Reading Steiner and Whitehead
Publication information:
Abstract
Any academic effort to explain, understand, or otherwise account for Steiner's work needs to address and engage the relation between one’s own approach to the pursuit of knowledge and the approach that Steiner implied or advocated—including his explicit critiques of conceptions of knowledge and knowing typical of the academy of his day, especially as these continue to inform present academic practice. I will suggest that a fruitful path into Steiner's work—in a manner that helps us to engage these questions in ways that can genuinely disturb us—is provided by his age-mate Alfred North Whitehead. There is a compelling similarity in the world-pictures arrived at by Steiner and Whitehead, made all the more intriguing because they arrive from opposite directions: Steiner starts from the problem of how to articulate his own uncommon experience of spiritual realities in a form that could facilitate the cultivation of that experience by others; Whitehead from how to frame a speculative system of general ideas in terms of which all aspects of experience can be interpreted. I am persuaded that by reading Steiner and Whitehead in and through and off of one another, each can be seen to offer constructive criticism of how the other met the task before him. And this engagement offers us as present readers significant aid in overcoming the obstacles of our own assumptions—about the character of reality, the activity of knowing, the process of communicating (and the role of language in that process)—that are implicitly or explicitly challenged by Steiner’s work.
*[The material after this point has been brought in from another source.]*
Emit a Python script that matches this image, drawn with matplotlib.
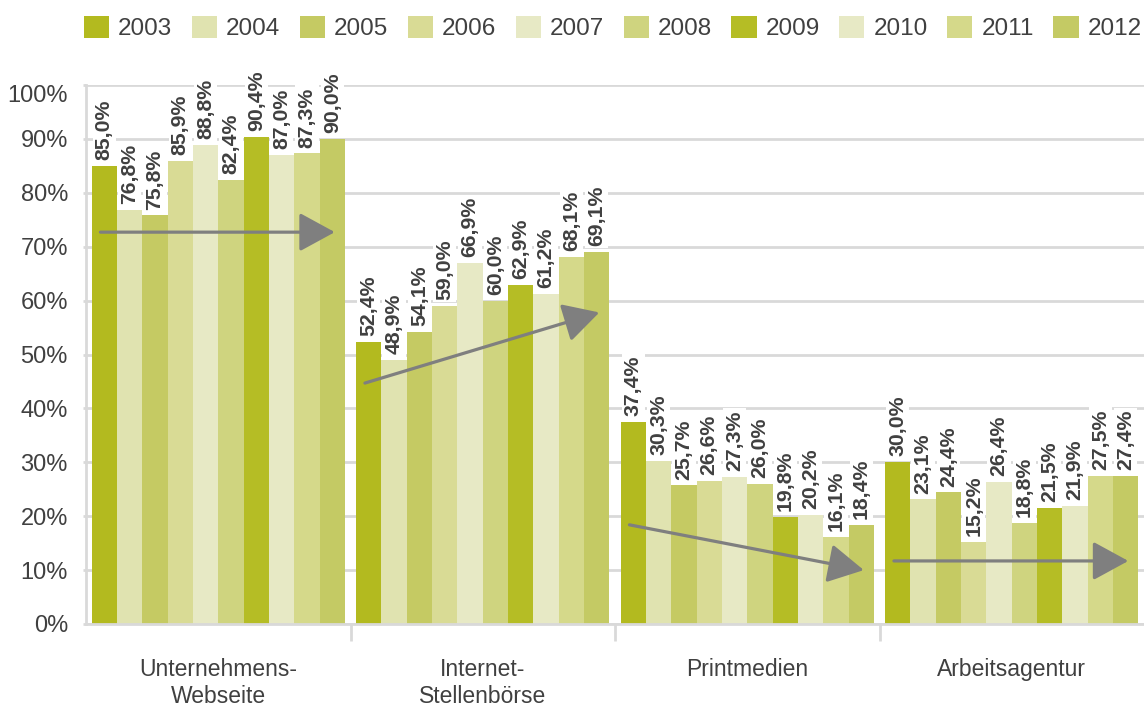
import matplotlib
matplotlib.use("Agg")
import matplotlib.pyplot as plt
import numpy as np

# Kanäle der Stellenausschreibung, Anteil der Unternehmen 2003-2012
categories = ["Unternehmens-\nWebseite", "Internet-\nStellenbörse", "Printmedien", "Arbeitsagentur"]
years = ["2003", "2004", "2005", "2006", "2007", "2008", "2009", "2010", "2011", "2012"]

webseite = [85.0, 76.8, 75.8, 85.9, 88.8, 82.4, 90.4, 87.0, 87.3, 90.0]
stellenboerse = [52.4, 48.9, 54.1, 59.0, 66.9, 60.0, 62.9, 61.2, 68.1, 69.1]
printmedien = [37.4, 30.3, 25.7, 26.6, 27.3, 26.0, 19.8, 20.2, 16.1, 18.4]
arbeitsagentur = [30.0, 23.1, 24.4, 15.2, 26.4, 18.8, 21.5, 21.9, 27.5, 27.4]

# trend arrows per group: value at start / end
trend_start = [72.7, 44.7, 18.4, 11.7]
trend_end = [72.7, 57.8, 10.0, 11.7]

yticks = list(range(0, 101, 10))

colors = ["#b3ba1f", "#e0e3b0", "#c5ca63", "#d9db95", "#e7e9c5",
          "#cfd47f", "#b5bd25", "#e7e9c5", "#d5d98a", "#c4ca64"]

values = np.array([webseite, stellenboerse, printmedien, arbeitsagentur])
textcol = "#404040"
gridcol = "#d9d9d9"

plt.rcParams['font.family'] = ['Liberation Sans', 'DejaVu Sans']

fig = plt.figure(figsize=(11.44, 7.06), dpi=100)
ax = fig.add_axes([86/1144, 1 - 624/706, 1 - 86/1144, 539/706])

n = len(years)
bw = 0.0958
x = np.arange(len(categories))
offsets = (np.arange(n) - (n - 1) / 2) * bw

handles = []
for j in range(n):
    bars = ax.bar(x + offsets[j], values[:, j], width=bw, color=colors[j],
                  label=years[j], zorder=2)
    handles.append(bars)
    for xi, v in zip(x + offsets[j], values[:, j]):
        ax.text(xi, v + 1.1, f"{v:.1f}%".replace(".", ","), rotation=90,
                ha="center", va="bottom", fontsize=15.3, fontweight="bold",
                color=textcol, zorder=3,
                bbox=dict(facecolor="white", edgecolor="none", pad=1.5))

# trend arrows
for i in range(len(categories)):
    x0 = x[i] + offsets[0] - bw * 0.15
    x1 = x[i] + offsets[-1] + bw * 0.1
    ax.annotate("", xy=(x1, trend_end[i]), xytext=(x0, trend_start[i]),
                arrowprops=dict(arrowstyle="-|>,head_length=1.1,head_width=0.6",
                                mutation_scale=20, color="#7f7f7f", lw=2.3,
                                shrinkA=0, shrinkB=0),
                zorder=4)

ax.set_xlim(-0.5, len(categories) - 0.5)
ax.set_ylim(0, 100)
ax.set_yticks(yticks)
# the top label sits a bit lower in the original, drawn separately below
ax.set_yticklabels([f"{v}%" if v < 100 else "" for v in yticks])
ax.annotate(f"{yticks[-1]}%", xy=(0, yticks[-1]),
            xycoords=("axes fraction", "data"), xytext=(-18, -11),
            textcoords="offset pixels", ha="right", va="center",
            fontsize=17, color=textcol)
ax.yaxis.grid(True, color=gridcol, lw=2, zorder=0)
ax.set_axisbelow(True)

ax.set_xticks(np.arange(0.5, len(categories) - 0.5, 1))
ax.set_xticklabels([])
ax.tick_params(axis="x", length=12, width=2, color=gridcol)
ax.tick_params(axis="y", length=2.5, width=2, color=gridcol, labelsize=17,
               labelcolor=textcol, pad=10.5)

for i, c in enumerate(categories):
    ax.text(x[i], -6.3, c, ha="center", va="top", fontsize=16.5, color=textcol,
            linespacing=1.2)

for s in ["top", "right"]:
    ax.spines[s].set_visible(False)
for s in ["left", "bottom"]:
    ax.spines[s].set_color(gridcol)
    ax.spines[s].set_linewidth(2)

fig.legend(handles=handles, loc="upper left", bbox_to_anchor=(68/1144, 1.0),
           ncol=n, frameon=False, fontsize=17.5, labelcolor=textcol,
           handlelength=1.03, handleheight=1.03, handletextpad=0.37,
           columnspacing=0.81, borderaxespad=0.25)

fig.savefig("out.png", dpi=100)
Steiner brings far wider experience to Whitehead's project; Whitehead brings a more direct, clear, and (in terms of meeting the contemporary reader) ultimately more effective critique of the obstacles that stand before a serious entertaining of the possibilities toward which all the forms of Steiner's efforts gesture.
Presenter Biography
Ryan Boynton first read Steiner in a freshman seminar at Harvard, and later spent six months at the Goetheanum working as a stagehand during a year off after his sophomore year. After completing a B.A. in cultural anthropology, he traveled through Europe and Asia, spending two years in China studying Chinese language, history, and philosophy. After receiving an M.A. in Cultural Anthropology from the University of Chicago, he pursued a Ph.D. in the Philosophy of Religions at the Divinity School (ABD), under the direction of David Tracy, Franklin Gamwell, Arnold Davidson, and Robert Richards. During this time he began working on Whitehead, and resumed his study of Steiner. As an independent scholar, his focus remains in the philosophy of science and experiential approaches to science education. He has taught occasionally at the UofC, and participates regularly in the Committee on the Conceptual and Historical Studies of Science.